Сегодня, как и в древние времена, мы слышим волшебную гармонию там, где колебания двух нот образуют друг с другом одну из этих простых пропорций: например, если частота верхнего звука вдвое больше частоты нижнего, или если они относятся друг к другу как 3 к 2. Тона, находящиеся в подобном соотношении, называются консонансами. Они транслируют ощущение законченности, неизбежности, ибо очевидно подходят друг другу.
Возьмем хорошо известную гамму: до-ре-ми-фа-соль-ля-си-до. Верхнее и нижнее до в отрыве от остальных нот непринужденно сливаются воедино – как будто одно является продолжением другого. Те же самые взаимоотношения будут между двумя ре, ми или фа, взятыми одновременно. Во всех перечисленных случаях верхний звук (находящийся ровно на октаву выше нижнего) колеблется вдвое быстрее. Теперь возьмем одновременно до и соль (пятую ноту гаммы, начинающейся с до). В этом случае верхний звук будет колебаться трижды на каждые две вибрации нижнего – и человеческое ухо порадуется их дружественному союзу.
На протяжении столетий эти слуховые ощущения служили ярким подтверждением непреложного природного закона гармонии, принятого на веру и теологами, и музыкантами. Но по мере развития музыки появлялась целая палитра более сложных гармоний и прихотливых звукосочетаний, кроме того, возникли музыкальные инструменты с фиксированной настройкой (такие, как лютни или фортепиано). И вдруг выяснилось кое-что абсолютно неожиданное: в этих условиях привычные гармонические формулы стали давать сбой.
Оказалось, что действительно можно настроить струны фортепиано (или его предшественника – клавесина) так, чтобы какая-либо одна из этих формул идеально соблюдалась на всем его диапазоне: скажем, чтобы до неизменно звучало “в лад” с любым другим до, а ре – с любым другим ре. В самом деле, нетрудно было добиться того, чтобы соответствующая струна вибрировала с вдвое большей частотой по отношению к ее тезке, располагающейся чуть ниже на клавиатуре. Получалось, однако, что тона, необходимые для создания этих идеальных соотношений “2 к 1”, отличались от тех, что были нужны для столь же идеальных соотношений “3 к 2”. Можно было удостовериться, что все октавы (от одного до до другого) звучат чисто – но это автоматически означало, что все квинты (от до до соль или от ре до ля), наоборот, оказывались “грязными”! Таким образом, эти и другие проверенные временем музыкальные пропорции напрочь отказывались сочетаться друг с другом – и чем шире был диапазон инструмента, тем жестче и резче получались созвучия в его удаленных от центра регистрах – как будто в самом музыкальном пространстве произошло некое странное искривление.

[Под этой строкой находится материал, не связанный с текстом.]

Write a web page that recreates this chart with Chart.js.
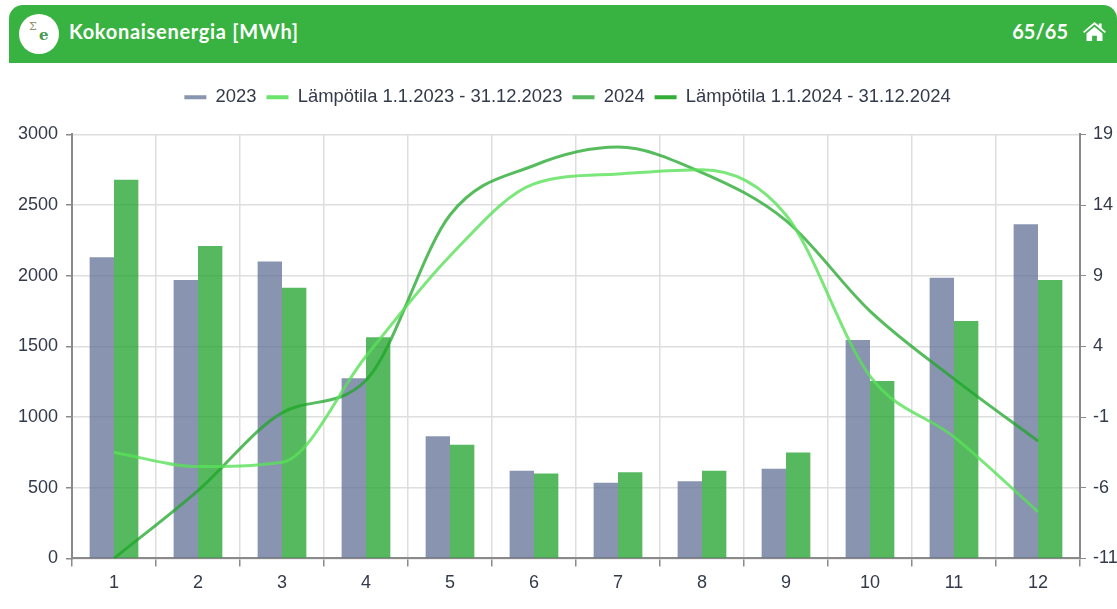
<!DOCTYPE html>
<html>
<head>
<meta charset="utf-8">
<script src="https://cdn.jsdelivr.net/npm/chart.js@4"></script>
<style>
    html, body { margin: 0; padding: 0; background: #fff; overflow: hidden; }
    body { width: 1117px; height: 609px; position: relative; }
    #header {
        position: absolute; left: 9px; top: 5px; width: 1108px; height: 58px;
        background: #38b240; border-radius: 14px 14px 0 0; color: #fff;
        font-family: Lato, "Noto Sans", sans-serif; font-weight: 700; font-size: 20px;
    }
    #badge {
        position: absolute; left: 10px; top: 9px; width: 40px; height: 40px;
        border-radius: 50%; background: #fff; font-family: "DejaVu Serif", serif;
    }
    #badge .sigma { position: absolute; left: 10px; top: 6px; font-size: 11px; color: #8a8f60; font-weight: 400; }
    #badge .e { position: absolute; left: 20px; top: 12px; font-size: 15px; color: #4a9a50; }
    #title { position: absolute; left: 60px; top: 14px; letter-spacing: 0.7px; }
    #pages { position: absolute; right: 49px; top: 14px; }
    #home { position: absolute; right: 11px; top: 17px; width: 23px; height: 19px; }
    #wrap { position: absolute; left: 0; top: 63px; width: 1117px; height: 546px; }
</style>
</head>
<body>
<div id="header">
    <div id="badge"><span class="sigma">&Sigma;</span><span class="e">e</span></div>
    <div id="title">Kokonaisenergia [MWh]</div>
    <div id="pages">65/65</div>
    <svg id="home" viewBox="0 0 24 20"><path fill="#fff" d="M12 0 L16.5 3.8 V1.5 H19.5 V6.3 L24 10.2 L22.8 11.6 L12 2.6 L1.2 11.6 L0 10.2 Z M3.6 12.2 L12 5 L20.4 12.2 V20 H14.5 V14.5 H9.5 V20 H3.6 Z"/></svg>
</div>
<div id="wrap"><canvas id="chart"></canvas></div>
<script>
const months = ['1', '2', '3', '4', '5', '6', '7', '8', '9', '10', '11', '12'];
const energy2023 = [2130, 1970, 2100, 1275, 865, 620, 535, 545, 635, 1545, 1985, 2365];
const energy2024 = [2680, 2210, 1915, 1565, 805, 600, 610, 620, 750, 1255, 1680, 1970];
const temp2023 = [-3.5, -4.5, -4.2, 3.3, 10.4, 15.5, 16.2, 16.5, 13.3, 1.9, -2.4, -7.7];
const temp2024 = [-11, -6.2, -0.7, 1.6, 13.3, 16.8, 18.1, 16.3, 12.9, 6.5, 1.7, -2.7];

const textColor = '#333a4a';
const gridColor = '#dedede';
const axisColor = '#8a8a8a';
const tickFont = { family: 'Liberation Sans', size: 18 };

// extra room between legend and plot
const legendGap = {
    id: 'legendGap',
    beforeInit(chart) {
        const fit = chart.legend.fit;
        chart.legend.fit = function () {
            fit.call(this);
            this.height += 18;
        };
    }
};

new Chart(document.getElementById('chart'), {
    plugins: [legendGap],
    data: {
        labels: months,
        datasets: [
            { type: 'bar', label: '2023', data: energy2023, yAxisID: 'y', backgroundColor: 'rgba(98,112,150,0.75)', order: 2 },
            { type: 'line', label: 'Lämpötila 1.1.2023 - 31.12.2023', data: temp2023, yAxisID: 'y1', borderColor: 'rgba(90,225,90,0.8)', backgroundColor: 'rgba(90,225,90,0.9)', borderWidth: 3, pointRadius: 0, cubicInterpolationMode: 'monotone', order: 1 },
            { type: 'bar', label: '2024', data: energy2024, yAxisID: 'y', backgroundColor: 'rgba(40,165,50,0.78)', order: 2 },
            { type: 'line', label: 'Lämpötila 1.1.2024 - 31.12.2024', data: temp2024, yAxisID: 'y1', borderColor: 'rgba(30,165,40,0.75)', backgroundColor: 'rgba(38,170,45,0.95)', borderWidth: 3, pointRadius: 0, cubicInterpolationMode: 'monotone', order: 1 }
        ]
    },
    options: {
        responsive: true,
        maintainAspectRatio: false,
        animation: false,
        layout: { padding: { top: 15, bottom: 9, left: 18 } },
        datasets: { bar: { categoryPercentage: 0.58, barPercentage: 1 } },
        plugins: {
            legend: {
                position: 'top',
                labels: {
                    color: textColor, font: { family: 'Liberation Sans', size: 18.4 }, boxWidth: 22, boxHeight: 4, padding: 10,
                    sort: (a, b) => a.datasetIndex - b.datasetIndex,
                    generateLabels(chart) {
                        return Chart.defaults.plugins.legend.labels.generateLabels(chart).map(item => ({ ...item, lineWidth: 0 }));
                    }
                }
            },
            tooltip: { mode: 'index', intersect: false }
        },
        scales: {
            x: {
                grid: { color: gridColor, lineWidth: 1.5, tickColor: axisColor, tickLength: 8 },
                border: { color: axisColor, width: 2 },
                ticks: { color: textColor, font: tickFont, padding: 6 }
            },
            y: {
                position: 'left', min: 0, max: 3000,
                afterFit: (axis) => { axis.width = 54; },
                grid: { color: gridColor, lineWidth: 1.5, tickColor: axisColor, tickLength: 6 },
                border: { color: axisColor, width: 2 },
                ticks: { stepSize: 500, color: textColor, font: tickFont, padding: 8, callback: (v) => String(v) }
            },
            y1: {
                position: 'right', min: -11, max: 19,
                afterFit: (axis) => { axis.width = 37; },
                grid: { drawOnChartArea: false, tickColor: axisColor, tickLength: 6 },
                border: { color: axisColor, width: 2 },
                ticks: { stepSize: 5, color: textColor, font: tickFont, padding: 7 }
            }
        }
    }
});
</script>
</body>
</html>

Поскольку таким образом удавалось воспроизвести в целости и сохранности лишь ограниченное число созвучий, многие клавиши на клавиатуре становились, строго говоря, бесполезными. Клавесины походили на певцов, чьи голоса срываются при исполнении той или иной сложной музыкальной фигуры. Задолго до Ньютона музыканты изыскивали разные варианты решения этой проблемы – чаще всего немного редактируя (то есть “подстраивая”) формулы, на которых строились их заветные созвучия.
Тем не менее к XVII веку проблема перешла в новое качество. “Анатомия меланхолии” Роберта Бертона, монументальный труд, посвященный разбросу человеческих настроений, стала бестселлером, отразив присущее эпохе увлечение “комедиями и трагедиями… бедствиями и беснованиями” человеческого духа. Стремясь пробудить в слушателях сильные чувства – будь то печаль, нежность, гнев, решимость или изумление, – композиторы все чаще пренебрегали былыми ограничениями, вставляли в свои произведения широкие интервалы и эффектные смены настроений, что требовало большей гибкости в том числе и от инструментов. Под воздействием этой новой сложности менялся весь музыкальный пейзаж. Некогда мягкие, благозвучные интервалы, будучи транспонированы в другие участки клавиатуры, становились жертвами косной системы настройки и издавали звуки столь резкие, что их сравнивали с воем диких зверей. Невидимые структурные элементы музыки – те самые волшебные цифры, которые определяют звуковую красоту, – чем дальше, тем больше начинали напоминать аморфную, бессмысленную химеру: будто величественные пирамиды установили на холмистую поверхность, отчего их основания опрокинулись навзничь, а вершины уставились в небо под странными, уродливыми углами.